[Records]
▼
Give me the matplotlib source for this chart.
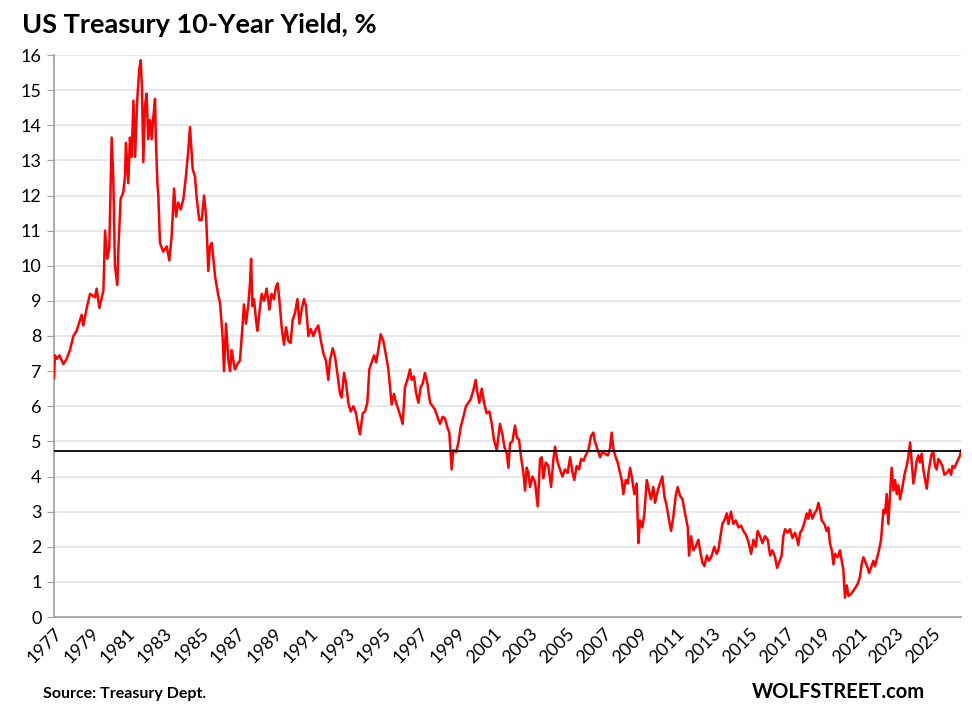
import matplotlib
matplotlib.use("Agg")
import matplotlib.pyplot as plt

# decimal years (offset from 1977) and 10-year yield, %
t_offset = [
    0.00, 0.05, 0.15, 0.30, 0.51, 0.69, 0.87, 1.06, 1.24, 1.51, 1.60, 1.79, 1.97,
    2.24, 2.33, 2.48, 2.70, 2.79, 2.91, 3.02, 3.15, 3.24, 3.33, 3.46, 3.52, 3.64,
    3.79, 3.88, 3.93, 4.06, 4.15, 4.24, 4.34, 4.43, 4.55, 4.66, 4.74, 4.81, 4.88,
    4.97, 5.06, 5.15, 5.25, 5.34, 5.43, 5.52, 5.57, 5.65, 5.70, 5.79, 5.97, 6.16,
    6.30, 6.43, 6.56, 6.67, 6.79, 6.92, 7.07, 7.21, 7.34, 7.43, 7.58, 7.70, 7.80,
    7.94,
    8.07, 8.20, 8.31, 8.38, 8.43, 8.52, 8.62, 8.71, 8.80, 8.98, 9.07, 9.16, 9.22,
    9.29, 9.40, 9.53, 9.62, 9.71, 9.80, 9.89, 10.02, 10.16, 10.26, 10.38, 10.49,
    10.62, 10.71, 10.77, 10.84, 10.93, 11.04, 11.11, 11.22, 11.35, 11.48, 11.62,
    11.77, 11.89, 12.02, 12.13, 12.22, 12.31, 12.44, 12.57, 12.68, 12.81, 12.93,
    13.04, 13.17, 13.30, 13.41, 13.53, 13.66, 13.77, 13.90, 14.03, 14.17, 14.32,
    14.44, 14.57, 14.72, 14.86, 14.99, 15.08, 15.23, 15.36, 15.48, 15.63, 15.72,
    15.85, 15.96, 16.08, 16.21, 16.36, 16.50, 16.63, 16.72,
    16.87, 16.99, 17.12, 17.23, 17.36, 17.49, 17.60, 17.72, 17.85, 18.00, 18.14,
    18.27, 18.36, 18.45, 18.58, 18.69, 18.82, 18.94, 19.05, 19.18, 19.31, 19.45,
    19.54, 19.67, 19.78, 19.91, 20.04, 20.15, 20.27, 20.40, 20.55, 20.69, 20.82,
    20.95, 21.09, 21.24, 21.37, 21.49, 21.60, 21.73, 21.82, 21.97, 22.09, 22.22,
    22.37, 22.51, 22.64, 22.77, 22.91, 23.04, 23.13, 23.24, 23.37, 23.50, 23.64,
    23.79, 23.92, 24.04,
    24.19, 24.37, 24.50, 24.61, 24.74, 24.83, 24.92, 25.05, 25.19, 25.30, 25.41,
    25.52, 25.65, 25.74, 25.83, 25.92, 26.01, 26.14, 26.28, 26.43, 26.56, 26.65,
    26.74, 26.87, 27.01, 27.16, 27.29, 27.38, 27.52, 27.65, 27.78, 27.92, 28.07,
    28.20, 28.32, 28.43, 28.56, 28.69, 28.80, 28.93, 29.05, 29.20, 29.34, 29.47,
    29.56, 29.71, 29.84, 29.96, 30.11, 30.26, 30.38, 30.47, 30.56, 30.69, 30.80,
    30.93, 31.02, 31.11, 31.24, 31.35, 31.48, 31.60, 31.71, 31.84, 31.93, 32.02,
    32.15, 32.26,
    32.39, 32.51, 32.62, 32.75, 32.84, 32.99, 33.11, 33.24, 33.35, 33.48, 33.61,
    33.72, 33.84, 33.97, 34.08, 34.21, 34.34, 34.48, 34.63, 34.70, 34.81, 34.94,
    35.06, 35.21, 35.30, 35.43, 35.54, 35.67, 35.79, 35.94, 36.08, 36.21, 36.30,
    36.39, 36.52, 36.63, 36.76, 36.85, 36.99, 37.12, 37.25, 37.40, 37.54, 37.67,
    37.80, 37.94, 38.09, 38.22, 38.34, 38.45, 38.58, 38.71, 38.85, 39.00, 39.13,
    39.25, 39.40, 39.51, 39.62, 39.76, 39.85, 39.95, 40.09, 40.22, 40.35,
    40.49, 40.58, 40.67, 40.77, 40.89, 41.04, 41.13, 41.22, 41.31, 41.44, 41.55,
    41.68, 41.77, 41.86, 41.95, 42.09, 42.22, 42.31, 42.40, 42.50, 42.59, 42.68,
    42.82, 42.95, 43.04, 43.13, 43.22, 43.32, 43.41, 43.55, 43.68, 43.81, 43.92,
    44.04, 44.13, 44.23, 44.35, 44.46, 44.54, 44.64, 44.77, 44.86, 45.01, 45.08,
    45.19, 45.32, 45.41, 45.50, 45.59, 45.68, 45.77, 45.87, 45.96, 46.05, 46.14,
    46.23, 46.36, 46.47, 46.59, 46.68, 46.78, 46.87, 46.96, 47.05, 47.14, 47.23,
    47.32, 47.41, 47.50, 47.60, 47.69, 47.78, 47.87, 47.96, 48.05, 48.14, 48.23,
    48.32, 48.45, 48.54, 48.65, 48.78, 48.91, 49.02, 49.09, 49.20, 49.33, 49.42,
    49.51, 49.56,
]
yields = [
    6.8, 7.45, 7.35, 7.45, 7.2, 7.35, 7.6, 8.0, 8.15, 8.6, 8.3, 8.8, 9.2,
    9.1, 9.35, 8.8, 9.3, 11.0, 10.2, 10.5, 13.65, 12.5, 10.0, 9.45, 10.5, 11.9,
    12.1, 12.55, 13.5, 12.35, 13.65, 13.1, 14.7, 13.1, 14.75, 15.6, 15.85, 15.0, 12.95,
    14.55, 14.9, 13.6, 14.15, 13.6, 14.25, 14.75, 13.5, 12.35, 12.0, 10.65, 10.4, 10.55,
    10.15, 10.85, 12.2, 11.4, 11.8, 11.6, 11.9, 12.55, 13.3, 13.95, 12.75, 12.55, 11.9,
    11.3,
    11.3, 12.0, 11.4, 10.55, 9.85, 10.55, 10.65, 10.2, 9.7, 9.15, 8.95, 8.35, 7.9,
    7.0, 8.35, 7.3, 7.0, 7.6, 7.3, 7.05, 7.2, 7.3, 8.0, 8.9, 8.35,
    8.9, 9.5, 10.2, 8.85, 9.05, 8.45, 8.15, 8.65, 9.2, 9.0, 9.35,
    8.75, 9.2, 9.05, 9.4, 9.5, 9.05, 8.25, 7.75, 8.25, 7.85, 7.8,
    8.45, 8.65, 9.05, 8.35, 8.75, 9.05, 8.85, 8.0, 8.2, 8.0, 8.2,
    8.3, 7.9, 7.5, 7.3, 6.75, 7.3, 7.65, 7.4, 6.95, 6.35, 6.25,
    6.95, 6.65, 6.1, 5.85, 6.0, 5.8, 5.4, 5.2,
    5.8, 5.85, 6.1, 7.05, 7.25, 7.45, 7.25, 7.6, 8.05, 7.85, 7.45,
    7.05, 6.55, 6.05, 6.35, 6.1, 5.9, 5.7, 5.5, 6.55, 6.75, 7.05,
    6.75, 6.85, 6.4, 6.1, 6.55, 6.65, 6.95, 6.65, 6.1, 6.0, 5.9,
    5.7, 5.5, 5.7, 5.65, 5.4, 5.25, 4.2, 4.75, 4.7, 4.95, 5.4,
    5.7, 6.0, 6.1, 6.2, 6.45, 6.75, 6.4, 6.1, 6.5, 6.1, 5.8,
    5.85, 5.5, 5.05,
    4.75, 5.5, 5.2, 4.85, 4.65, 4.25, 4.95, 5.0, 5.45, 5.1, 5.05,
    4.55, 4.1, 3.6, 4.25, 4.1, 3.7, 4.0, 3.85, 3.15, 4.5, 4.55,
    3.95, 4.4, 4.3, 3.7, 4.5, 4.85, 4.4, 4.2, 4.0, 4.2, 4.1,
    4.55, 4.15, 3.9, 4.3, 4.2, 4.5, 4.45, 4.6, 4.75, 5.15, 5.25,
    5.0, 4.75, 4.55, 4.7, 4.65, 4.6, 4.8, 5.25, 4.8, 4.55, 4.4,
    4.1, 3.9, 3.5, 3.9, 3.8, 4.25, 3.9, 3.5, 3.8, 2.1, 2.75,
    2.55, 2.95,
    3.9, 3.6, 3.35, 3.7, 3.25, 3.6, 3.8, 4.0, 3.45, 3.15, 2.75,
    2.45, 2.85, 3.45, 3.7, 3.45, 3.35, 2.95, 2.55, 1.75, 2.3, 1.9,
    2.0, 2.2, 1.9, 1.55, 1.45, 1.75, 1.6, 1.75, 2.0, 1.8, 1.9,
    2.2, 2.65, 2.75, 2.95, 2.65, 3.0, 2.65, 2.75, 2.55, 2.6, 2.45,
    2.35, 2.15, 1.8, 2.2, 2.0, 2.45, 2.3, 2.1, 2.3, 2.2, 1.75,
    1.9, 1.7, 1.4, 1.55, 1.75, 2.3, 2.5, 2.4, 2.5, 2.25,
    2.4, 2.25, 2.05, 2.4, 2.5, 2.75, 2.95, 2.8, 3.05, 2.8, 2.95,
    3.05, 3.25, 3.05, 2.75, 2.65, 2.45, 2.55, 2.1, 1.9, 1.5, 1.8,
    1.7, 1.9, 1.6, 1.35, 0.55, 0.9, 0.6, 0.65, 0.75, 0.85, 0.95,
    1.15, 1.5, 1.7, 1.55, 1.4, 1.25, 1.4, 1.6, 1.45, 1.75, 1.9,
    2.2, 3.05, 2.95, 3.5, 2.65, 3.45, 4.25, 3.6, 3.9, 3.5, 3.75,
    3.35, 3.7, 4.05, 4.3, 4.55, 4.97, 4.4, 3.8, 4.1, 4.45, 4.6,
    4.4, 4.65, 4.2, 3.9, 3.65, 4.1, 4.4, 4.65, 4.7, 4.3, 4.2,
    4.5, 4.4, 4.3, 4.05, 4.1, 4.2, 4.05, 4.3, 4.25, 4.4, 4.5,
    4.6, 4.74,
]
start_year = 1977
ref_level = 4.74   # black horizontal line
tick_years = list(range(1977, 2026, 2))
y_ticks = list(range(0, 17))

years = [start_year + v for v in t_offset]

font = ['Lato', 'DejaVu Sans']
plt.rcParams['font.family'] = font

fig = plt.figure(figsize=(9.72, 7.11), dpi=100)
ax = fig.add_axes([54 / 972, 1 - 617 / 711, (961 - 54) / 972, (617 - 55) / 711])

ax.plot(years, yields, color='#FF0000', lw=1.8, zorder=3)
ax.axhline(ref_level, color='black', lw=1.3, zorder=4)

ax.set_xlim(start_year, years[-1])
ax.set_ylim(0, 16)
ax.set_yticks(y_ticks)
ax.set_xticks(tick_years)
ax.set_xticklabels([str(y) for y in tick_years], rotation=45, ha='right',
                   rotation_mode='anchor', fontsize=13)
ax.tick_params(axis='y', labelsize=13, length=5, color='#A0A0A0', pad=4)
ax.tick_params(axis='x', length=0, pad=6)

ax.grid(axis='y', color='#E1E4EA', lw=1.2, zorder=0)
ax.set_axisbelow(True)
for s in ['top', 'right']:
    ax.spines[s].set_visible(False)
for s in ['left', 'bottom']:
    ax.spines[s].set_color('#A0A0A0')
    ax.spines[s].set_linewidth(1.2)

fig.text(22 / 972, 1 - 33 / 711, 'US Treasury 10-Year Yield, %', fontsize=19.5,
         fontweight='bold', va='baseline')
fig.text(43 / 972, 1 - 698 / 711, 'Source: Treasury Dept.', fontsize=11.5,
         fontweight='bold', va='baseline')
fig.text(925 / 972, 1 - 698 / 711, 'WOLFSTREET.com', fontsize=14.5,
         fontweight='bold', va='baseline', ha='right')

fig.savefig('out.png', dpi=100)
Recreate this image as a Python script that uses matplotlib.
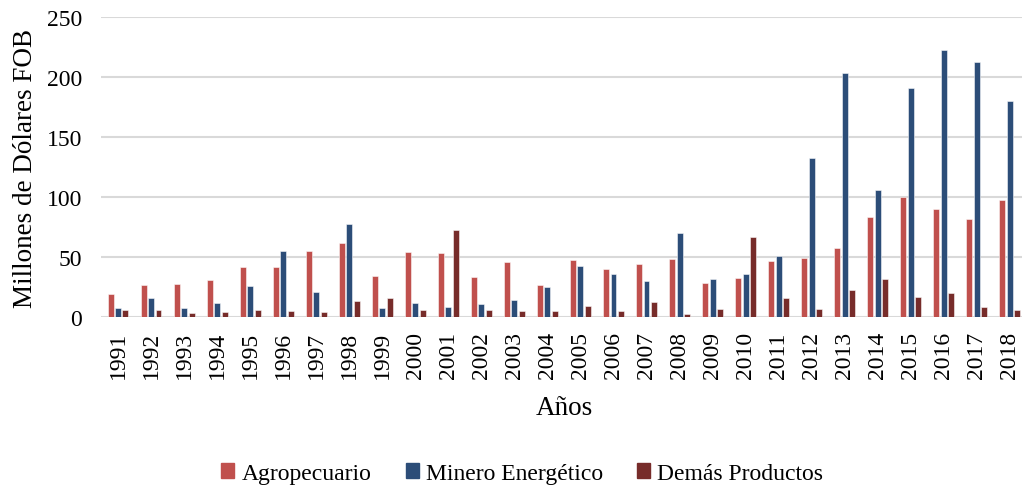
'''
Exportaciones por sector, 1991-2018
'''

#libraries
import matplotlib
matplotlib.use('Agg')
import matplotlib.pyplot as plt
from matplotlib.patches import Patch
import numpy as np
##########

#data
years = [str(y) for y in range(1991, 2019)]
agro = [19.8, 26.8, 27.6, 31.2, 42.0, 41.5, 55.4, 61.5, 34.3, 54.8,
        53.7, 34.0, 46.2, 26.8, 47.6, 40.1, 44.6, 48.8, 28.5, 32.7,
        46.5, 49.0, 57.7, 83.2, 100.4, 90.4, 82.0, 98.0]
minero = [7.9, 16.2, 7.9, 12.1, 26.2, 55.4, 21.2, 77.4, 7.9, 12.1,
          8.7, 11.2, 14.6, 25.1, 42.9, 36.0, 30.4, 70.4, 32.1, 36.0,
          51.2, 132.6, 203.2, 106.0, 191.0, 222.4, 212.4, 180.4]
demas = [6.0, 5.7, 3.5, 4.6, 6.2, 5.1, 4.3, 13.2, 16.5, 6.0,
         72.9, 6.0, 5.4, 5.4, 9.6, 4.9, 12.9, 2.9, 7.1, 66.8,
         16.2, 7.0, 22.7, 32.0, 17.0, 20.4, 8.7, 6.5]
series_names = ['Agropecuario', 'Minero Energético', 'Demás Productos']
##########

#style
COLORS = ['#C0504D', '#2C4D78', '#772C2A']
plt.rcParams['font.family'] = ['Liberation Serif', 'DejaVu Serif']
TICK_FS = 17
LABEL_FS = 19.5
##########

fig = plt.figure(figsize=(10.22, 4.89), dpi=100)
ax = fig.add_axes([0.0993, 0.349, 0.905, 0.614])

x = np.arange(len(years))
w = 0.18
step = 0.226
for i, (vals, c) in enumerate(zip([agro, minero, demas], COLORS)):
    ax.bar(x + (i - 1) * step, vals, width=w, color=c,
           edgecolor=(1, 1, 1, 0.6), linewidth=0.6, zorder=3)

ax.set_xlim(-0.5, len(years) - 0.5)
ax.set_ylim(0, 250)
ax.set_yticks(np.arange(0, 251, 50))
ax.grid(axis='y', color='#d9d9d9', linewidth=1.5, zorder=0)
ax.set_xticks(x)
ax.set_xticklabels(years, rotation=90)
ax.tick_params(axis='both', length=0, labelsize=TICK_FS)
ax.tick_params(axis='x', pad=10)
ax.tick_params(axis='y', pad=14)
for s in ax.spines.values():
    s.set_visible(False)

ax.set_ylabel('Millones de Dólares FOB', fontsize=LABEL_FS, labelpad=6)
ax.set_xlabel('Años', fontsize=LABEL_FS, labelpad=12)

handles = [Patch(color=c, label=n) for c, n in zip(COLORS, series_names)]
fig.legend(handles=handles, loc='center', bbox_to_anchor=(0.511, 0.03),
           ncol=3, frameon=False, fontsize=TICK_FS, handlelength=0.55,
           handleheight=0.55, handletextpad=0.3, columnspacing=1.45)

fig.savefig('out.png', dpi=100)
▲
▶ [TASK REQUIREMENTS] Only the lines from the one with "Recreate this image" through the one with "s.set_visible(False)", both included, go in the copy, exactly as written. Leave the pictures behind.

▶ [WRITTEN REPLY]
Recreate this image as a Python script that uses matplotlib.
'''
Exportaciones por sector, 1991-2018
'''

#libraries
import matplotlib
matplotlib.use('Agg')
import matplotlib.pyplot as plt
from matplotlib.patches import Patch
import numpy as np
##########

#data
years = [str(y) for y in range(1991, 2019)]
agro = [19.8, 26.8, 27.6, 31.2, 42.0, 41.5, 55.4, 61.5, 34.3, 54.8,
        53.7, 34.0, 46.2, 26.8, 47.6, 40.1, 44.6, 48.8, 28.5, 32.7,
        46.5, 49.0, 57.7, 83.2, 100.4, 90.4, 82.0, 98.0]
minero = [7.9, 16.2, 7.9, 12.1, 26.2, 55.4, 21.2, 77.4, 7.9, 12.1,
          8.7, 11.2, 14.6, 25.1, 42.9, 36.0, 30.4, 70.4, 32.1, 36.0,
          51.2, 132.6, 203.2, 106.0, 191.0, 222.4, 212.4, 180.4]
demas = [6.0, 5.7, 3.5, 4.6, 6.2, 5.1, 4.3, 13.2, 16.5, 6.0,
         72.9, 6.0, 5.4, 5.4, 9.6, 4.9, 12.9, 2.9, 7.1, 66.8,
         16.2, 7.0, 22.7, 32.0, 17.0, 20.4, 8.7, 6.5]
series_names = ['Agropecuario', 'Minero Energético', 'Demás Productos']
##########

#style
COLORS = ['#C0504D', '#2C4D78', '#772C2A']
plt.rcParams['font.family'] = ['Liberation Serif', 'DejaVu Serif']
TICK_FS = 17
LABEL_FS = 19.5
##########

fig = plt.figure(figsize=(10.22, 4.89), dpi=100)
ax = fig.add_axes([0.0993, 0.349, 0.905, 0.614])

x = np.arange(len(years))
w = 0.18
step = 0.226
for i, (vals, c) in enumerate(zip([agro, minero, demas], COLORS)):
    ax.bar(x + (i - 1) * step, vals, width=w, color=c,
           edgecolor=(1, 1, 1, 0.6), linewidth=0.6, zorder=3)

ax.set_xlim(-0.5, len(years) - 0.5)
ax.set_ylim(0, 250)
ax.set_yticks(np.arange(0, 251, 50))
ax.grid(axis='y', color='#d9d9d9', linewidth=1.5, zorder=0)
ax.set_xticks(x)
ax.set_xticklabels(years, rotation=90)
ax.tick_params(axis='both', length=0, labelsize=TICK_FS)
ax.tick_params(axis='x', pad=10)
ax.tick_params(axis='y', pad=14)
for s in ax.spines.values():
    s.set_visible(False)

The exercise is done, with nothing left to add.